The U.S. Commerce Department's Bureau of Economic Analysis (“BEA”) administers a five-year benchmark survey to collect information from U.S. businesses in which a foreign person holds, directly or indirectly, at least 10% of the voting interest. This BE-12 Benchmark Survey of Foreign Direct Investment in the United States is mandatory and due by May 31, 2018. U.S. companies within its scope are required to respond (regardless of whether they are individually contacted by BEA) and provide certain financial and operating data and information on their foreign ownership. Like other BEA cross-border investment surveys, the BE-12 may cover foreign private equity funds with U.S. portfolio companies and other U.S. entities with foreign general partners, managing members, or controlling shareholders. Given the broad scope of the potential respondent universe, U.S. and foreign asset managers and companies should carefully evaluate the reporting requirements, even if they do not routinely file BEA survey responses.

The BE-12 Survey and Reporting Requirements

The BE-12 survey gathers comprehensive information on U.S. businesses with foreign ownership in order to evaluate the magnitude and impact of foreign direct investment in the United States. Responses will be required from any U.S. business in which a foreign person held, directly or indirectly, at least 10% of the voting interest at the end of the U.S. business’s 2017 fiscal year. BEA considers 100% of the voting interest in a limited partnership to be held by its general partner (and the same for a managing member of an LLC), unless the LP/LLC agreement specifies otherwise. The reporting period for the BE-12 is the company’s 2017 fiscal year. There are several types of BE-12 forms, and each reporting company must select the appropriate form.

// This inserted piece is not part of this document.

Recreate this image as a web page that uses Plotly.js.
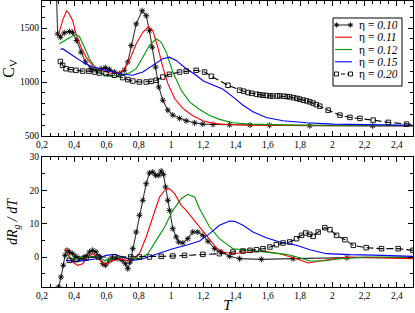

  • BE-12A: Report for a majority-owned U.S. business with total assets, sales, or net income greater than $300 million (positive or negative). A U.S. business is "majorityowned" if the combined direct and/or indirect voting ownership interests of all foreign parents exceeds 50%.
  • BE-12B: Report for 1) a majority-owned U.S. business with total assets, sales, or net income greater than $60 million and less than $300 million (positive or negative), and 2) a minority-owned U.S. business with total assets, sales, or net income greater than $60 million (positive or negative).
  • BE-12C: Report for a U.S. business with total assets, sales, and net income less than or equal to $60 million (positive or negative).
  • BE-12 Claim for Not Filing: A brief exemption report for companies that are specifically contacted by BEA, but do not meet the reporting criteria.

BEA considers a company to be U.S. or foreign based on where it is incorporated or organized. For example, a Cayman-domiciled private fund and Bermuda-domiciled corporation would be considered foreign entities, regardless of the location of their operations or nationality of their shareholders. Like other BEA surveys, the BE-12 will adopt the BEA’s recent reporting change for private funds. As we have previously reported, under this policy, inbound investments by foreign persons in U.S. private funds will not have to be reported to the BEA if the foreign parent does not own 10% or more of the voting interest in any U.S. operating companies indirectly through the U.S. private fund.

Responses to the BE-12 survey are due by May 31, 2018 (or by June 30, 2018 for reporters using BEA’s eFile system), although BEA has often granted extensions for major survey responses in the past. The BE-12 survey forms, instructions, and related guidance are available on BEA’s website at U.S. businesses that filed a BE-13 form for new foreign direct investment in the United States will likely also fall within the scope of the mandatory BE-12 survey, as will other U.S. businesses that may not necessarily be required to file quarterly or annual BEA forms.


The scope of the BE-12 survey is quite broad and will likely require responses from many entities that conduct cross-border investment. U.S. companies that are owned by foreign-domiciled parents should review the survey, and fund managers in particular should assess whether their U.S. portfolio companies meet the reporting requirements.